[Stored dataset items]
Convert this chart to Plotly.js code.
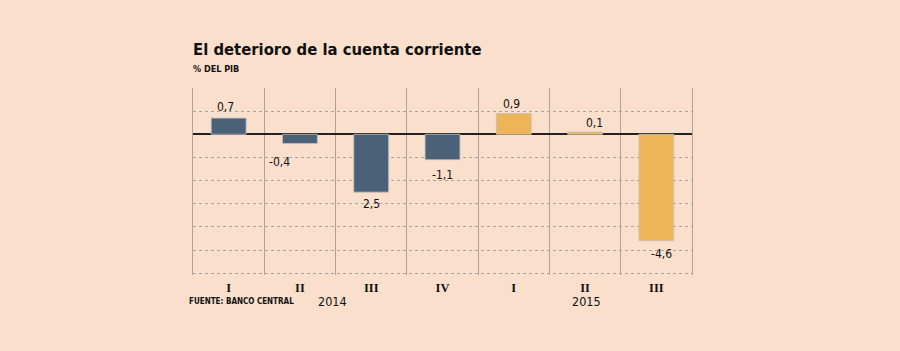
<!DOCTYPE html>
<html><head><meta charset="utf-8">
<script src="https://cdn.plot.ly/plotly-3.0.1.min.js"></script>
<style>html,body{margin:0;padding:0;background:#f9dfcc;}</style>
</head><body><div id="chart" style="width:900px;height:351px;"></div>
<script>
var quarters = ["I","II","III","IV","I","II","III"];
var years = ["2014","2015"];
var yearPositions = [1.46, 5.02];
var values = [0.7, -0.4, -2.5, -1.1, 0.9, 0.1, -4.6];
var valueLabels = ["0,7","-0,4","2,5","-1,1","0,9","0,1","-4,6"];
var barColors = ["#4a6177","#4a6177","#4a6177","#4a6177","#eeb458","#eeb458","#eeb458"];
var labelShiftX = [-3, -20, 0, 0, -2, 9, 5];
var labelShiftY = [11, -18, -12, -15, 9, 9, -13];

var idx = values.map(function(v,i){return i;});
var fontTxt = "Tahoma, 'DejaVu Sans Condensed', 'DejaVu Sans', sans-serif";

var trace = {
  type: 'bar', x: idx, y: values, width: 0.49,
  marker: {color: barColors, line: {color: 'rgba(200,195,190,0.8)', width: 1}},
  hoverinfo: 'none', showlegend: false
};

var annotations = values.map(function(v,i){
  return {x: i, y: v, xref: 'x', yref: 'y', text: valueLabels[i], showarrow: false,
    xshift: labelShiftX[i], yshift: labelShiftY[i], yanchor: 'middle',
    font: {family: fontTxt, size: 12, color: '#111'}};
});
years.forEach(function(yr, k){
  annotations.push({x: yearPositions[k], y: 0, xref: 'x', yref: 'paper', yanchor: 'middle', yshift: -26,
    text: yr, showarrow: false, font: {family: fontTxt, size: 12.5, color: '#111'}});
});
annotations.push({x: 0, xanchor: 'left', y: 0, xref: 'paper', yref: 'paper', yanchor: 'middle', yshift: -26, xshift: -6,
  text: '<b>FUENTE: BANCO CENTRAL</b>', showarrow: false,
  font: {family: "'DejaVu Sans Condensed', 'DejaVu Sans', sans-serif", size: 8, color: '#111'}});
annotations.push({x: 0, xanchor: 'left', y: 1, xref: 'paper', yref: 'paper', yanchor: 'bottom', yshift: 27, xshift: -2,
  text: '<b>El deterioro de la cuenta corriente</b>', showarrow: false,
  font: {family: "Tahoma, 'DejaVu Sans Condensed', 'DejaVu Sans', sans-serif", size: 16.5, color: '#111'}});
annotations.push({x: 0, xanchor: 'left', y: 1, xref: 'paper', yref: 'paper', yanchor: 'bottom', yshift: 12, xshift: -2,
  text: '<b>% DEL PIB</b>', showarrow: false,
  font: {family: "'DejaVu Sans Condensed', 'DejaVu Sans', sans-serif", size: 9, color: '#111'}});

var layout = {
  width: 900, height: 351,
  paper_bgcolor: '#f9dfcc', plot_bgcolor: '#f9dfcc',
  margin: {l: 193, r: 208, t: 88, b: 76},
  xaxis: {
    type: 'linear', range: [-0.5, 6.5], tickmode: 'array', tickvals: idx, ticktext: quarters,
    showgrid: false, zeroline: false, showline: false, ticks: '', ticklabelstandoff: 3,
    tickfont: {family: "'Liberation Serif', 'DejaVu Serif', serif", size: 12.5, color: '#111', weight: 'bold'},
    minor: {tickmode: 'array', tickvals: [0.5,1.5,2.5,3.5,4.5,5.5], showgrid: true, gridcolor: '#a9a4a0', gridwidth: 1, ticks: ''},
    fixedrange: true
  },
  yaxis: {
    range: [-6.08, 2], tickmode: 'array', tickvals: [1,-1,-2,-3,-4,-5,-6], showticklabels: false,
    showgrid: true, gridcolor: '#a9a4a0', griddash: 'dot', gridwidth: 1,
    zeroline: true, zerolinecolor: '#222', zerolinewidth: 1.6,
    showline: true, mirror: true, linecolor: '#a9a4a0', linewidth: 1, ticks: '', fixedrange: true
  },
  annotations: annotations,
  bargap: 0.5
};
Plotly.newPlot('chart', [trace], layout, {staticPlot: true, displayModeBar: false});
</script></body></html>
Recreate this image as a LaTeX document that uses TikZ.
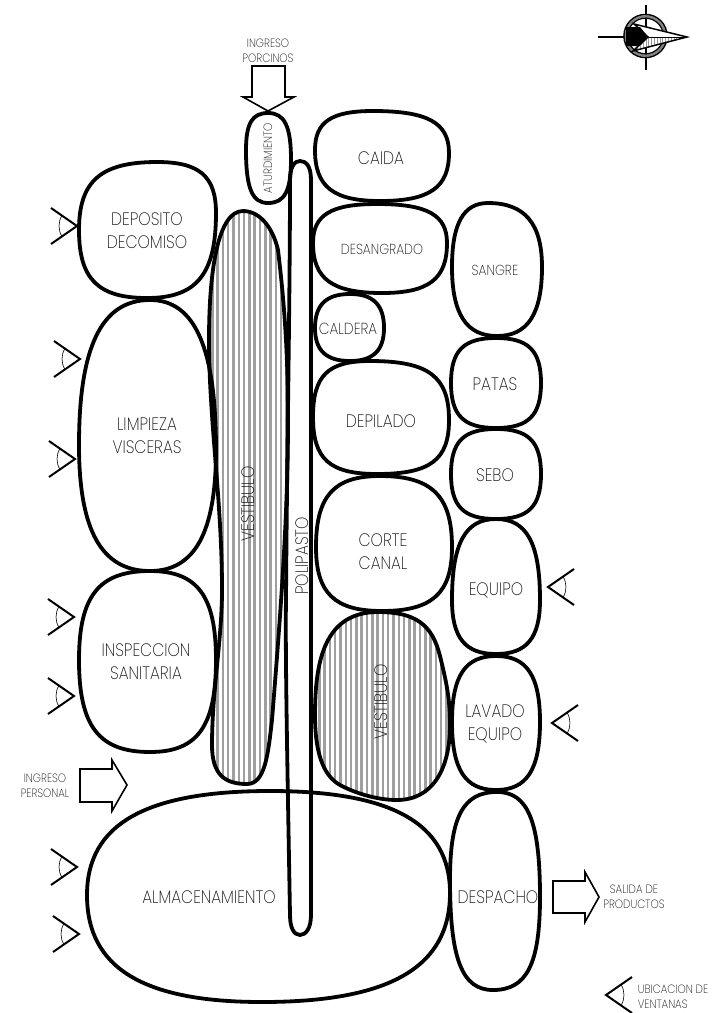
\documentclass[tikz,border=0pt]{standalone}
\usepackage{fontspec}
\setmainfont{Poppins ExtraLight}[FakeStretch=0.87]
\definecolor{labelc}{gray}{0.08}
\tikzset{
  outline/.style={line width=3.8pt,line join=round},
  thinout/.style={line width=1.6pt,line join=miter},
  lab/.style={text=labelc,align=center,font=\fontsize{18}{23}\selectfont,inner sep=0pt},
  smalllab/.style={text=labelc,align=center,font=\fontsize{12}{14.5}\selectfont,inner sep=0pt},
  eyeline/.style={line width=2pt},
  eyearc/.style={line width=0.6pt},
  hatchline/.style={line width=2.5pt,gray!75!white},
}
% left top right bottom k topx botx lefty righty
\newcommand\blob[9]{%
  \pgfmathsetmacro\bk{#5}%
  \pgfmathsetmacro\atx{#6+(#3-#6)*\bk}\pgfmathsetmacro\aty{#9-(#9-#2)*\bk}%
  \pgfmathsetmacro\brx{#7+(#3-#7)*\bk}\pgfmathsetmacro\bry{#9+(#4-#9)*\bk}%
  \pgfmathsetmacro\clx{#7-(#7-#1)*\bk}\pgfmathsetmacro\cly{#8+(#4-#8)*\bk}%
  \pgfmathsetmacro\dlx{#6-(#6-#1)*\bk}\pgfmathsetmacro\dly{#8-(#8-#2)*\bk}%
  \draw[outline] (#6,#2) .. controls (\atx,#2) and (#3,\aty) .. (#3,#9)
    .. controls (#3,\bry) and (\brx,#4) .. (#7,#4)
    .. controls (\clx,#4) and (#1,\cly) .. (#1,#8)
    .. controls (#1,\dly) and (\dlx,#2) .. (#6,#2) -- cycle;}
\newcommand\eye[3]{% apex x, apex y, direction (1 apex right, -1 apex left)
  \begin{scope}[shift={(#1,#2)},xscale=#3]
    \draw[eyeline] (-26,-18) -- (0,0) -- (-26,18);
    \draw[eyearc] (-15,-10.5) .. controls (-19,-4) and (-19,4) .. (-15,10.5);
  \end{scope}}
\newcommand\vestA{(243,211) .. controls (260,211) and (273,228) .. (278,250)
  .. controls (284,300) and (288,350) .. (288,420)
  .. controls (288,520) and (280,620) .. (272,720)
  .. controls (268,755) and (265,784) .. (247,784)
  .. controls (225,784) and (212,775) .. (212,745)
  .. controls (212,690) and (222,640) .. (222,590)
  .. controls (222,500) and (209,420) .. (209,340)
  .. controls (209,270) and (218,211) .. (243,211) -- cycle}
\newcommand\vestB{(378,612) .. controls (422,612) and (434,630) .. (441,660)
  .. controls (447,685) and (450,700) .. (450,725)
  .. controls (450,770) and (432,800) .. (397,800)
  .. controls (375,800) and (353,792) .. (340,785)
  .. controls (322,775) and (315,750) .. (315,715)
  .. controls (315,660) and (325,612) .. (378,612) -- cycle}
\begin{document}
\begin{tikzpicture}[x=1pt,y=-1pt]
\useasboundingbox (0,0) rectangle (725,1013);
% hatched vestibules
\begin{scope}\clip \vestA;
  \foreach \i in {0,...,17}{\draw[hatchline] (207+\i*5.3,205) -- (207+\i*5.3,790);}
\end{scope}
\begin{scope}\clip \vestB;
  \foreach \i in {0,...,26}{\draw[hatchline] (314+\i*5.3,610) -- (314+\i*5.3,805);}
\end{scope}
\draw[outline] \vestA;
\draw[outline] \vestB;
% rooms
\blob{79}{162}{216}{298}{0.72}{157}{147}{230}{213}
\blob{79}{300}{216}{571}{0.68}{150}{150}{445}{450}
\blob{79}{571}{216}{752}{0.72}{150}{150}{660}{660}
\blob{87}{791}{450}{1002}{0.68}{270}{262}{895}{893}
\blob{246}{113}{291}{203}{0.72}{268}{268}{150}{160}
\blob{315}{111}{449}{201}{0.72}{373}{380}{150}{153}
\blob{313}{204}{447}{293}{0.72}{377}{382}{243}{243}
\blob{315}{294}{384}{361}{0.68}{350}{350}{328}{328}
\blob{313}{361}{449}{474}{0.74}{370}{377}{417}{420}
\blob{316}{476}{452}{611}{0.72}{380}{382}{547}{547}
\blob{452}{203}{542}{336}{0.68}{488}{497}{267}{267}
\blob{451}{338}{541}{428}{0.72}{496}{496}{383}{383}
\blob{451}{429}{541}{519}{0.72}{496}{496}{474}{474}
\blob{452}{519}{540}{654}{0.7}{496}{496}{600}{600}
\blob{452}{656}{540}{790}{0.7}{496}{496}{722}{722}
\blob{450}{792}{540}{990}{0.72}{497}{493}{880}{897}
% hoist rail
\draw[outline] (290,180) .. controls (290,166) and (295,161) .. (300,161)
  .. controls (306,161) and (311,166) .. (311,180) -- (311,915)
  .. controls (311,928) and (306,935) .. (300,935)
  .. controls (294,935) and (290,928) .. (290,915)
  .. controls (288,800) and (285,650) .. (286,600)
  .. controls (287,450) and (290,300) .. (290,180) -- cycle;
% labels
\node[lab] (deposito) at (147,231) {DEPOSITO\\DECOMISO};
\node[lab] (limpieza) at (147,436) {LIMPIEZA\\VISCERAS};
\node[lab] (inspeccion) at (146,662) {INSPECCION\\SANITARIA};
\node[lab] (almacen) at (209,897) {ALMACENAMIENTO};
\node[smalllab,rotate=90] (aturd) at (268,158) {ATURDIMIENTO};
\node[lab] (caida) at (381,158) {CAIDA};
\node[lab,font=\fontsize{14.5}{15}\selectfont] (desang) at (382,249) {DESANGRADO};
\node[lab,font=\fontsize{16}{15}\selectfont] (caldera) at (348,329) {CALDERA};
\node[lab] (depilado) at (381,421) {DEPILADO};
\node[lab] (corte) at (383,552) {CORTE\\CANAL};
\node[lab,font=\fontsize{14.5}{15}\selectfont] (sangre) at (495,270) {SANGRE};
\node[lab] (patas) at (495,384) {PATAS};
\node[lab] (sebo) at (495,475) {SEBO};
\node[lab] (equipo) at (496,590) {EQUIPO};
\node[lab] (lavado) at (495,724) {LAVADO\\EQUIPO};
\node[lab] (despacho) at (498,897) {DESPACHO};
\node[lab,rotate=90] (vest1) at (248,504) {VESTIBULO};
\node[lab,rotate=90] (vest2) at (381,702) {VESTIBULO};
\node[lab,rotate=90] (polip) at (302,556) {POLIPASTO};
\node[smalllab] (porcinos) at (268,51) {INGRESO\\PORCINOS};
\node[smalllab] (personal) at (45,786) {INGRESO\\PERSONAL};
\node[smalllab] (salida) at (634,897) {SALIDA DE\\PRODUCTOS};
\node[smalllab,align=left] (ubic) at (673,997) {UBICACION DE\\VENTANAS};
% block arrows
\draw[thinout] (252,66) -- (285,66) -- (285,97) -- (294,97) -- (268,111) -- (243,97) -- (252,97) -- cycle;
\draw[thinout] (80,769) -- (112,769) -- (112,760) -- (127,785) -- (112,811) -- (112,802) -- (80,802) -- cycle;
\draw[thinout] (553,881) -- (585,881) -- (585,872) -- (599,897) -- (585,922) -- (585,913) -- (553,913) -- cycle;
% windows
\eye{77}{226}{1}
\eye{80}{359}{1}
\eye{75}{459}{1}
\eye{74}{617}{1}
\eye{74}{696}{1}
\eye{77}{867}{1}
\eye{79}{934}{1}
\eye{548}{587}{-1}
\eye{552}{723}{-1}
\eye{606}{995}{-1}
% compass
\draw[line width=1.6pt] (598,37) -- (625,37);
\draw[line width=1.6pt] (646,5) -- (646,70);
\draw[line width=1.6pt] (645.5,36) circle (21.5);
\draw[line width=2.4pt,gray] (645.5,36) circle (19.6);
\draw[line width=1.2pt] (645.5,36) circle (17.8);
\fill[white] (634,24) -- (687,37) -- (633,51) -- (648,37) -- cycle;
\fill[black] (626,27) -- (640,27) -- (648,37) -- (640,46) -- (626,46) -- cycle;
\begin{scope}
  \clip (687,37) -- (648,37) -- (633,51) -- cycle;
  \foreach \i in {0,...,20}{\draw[line width=1pt,gray!80] (632+\i*2.8,35) -- (632+\i*2.8,52);}
\end{scope}
\draw[line width=1.5pt,line join=miter] (687,37) -- (634,24) -- (648,37) -- (633,51) -- cycle;
\draw[line width=0.8pt] (648,37) -- (687,37);
\end{tikzpicture}
\end{document}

Description of the task: How many lines of these entries hold the string "this"? Answer with the number alone.

Written answer: 2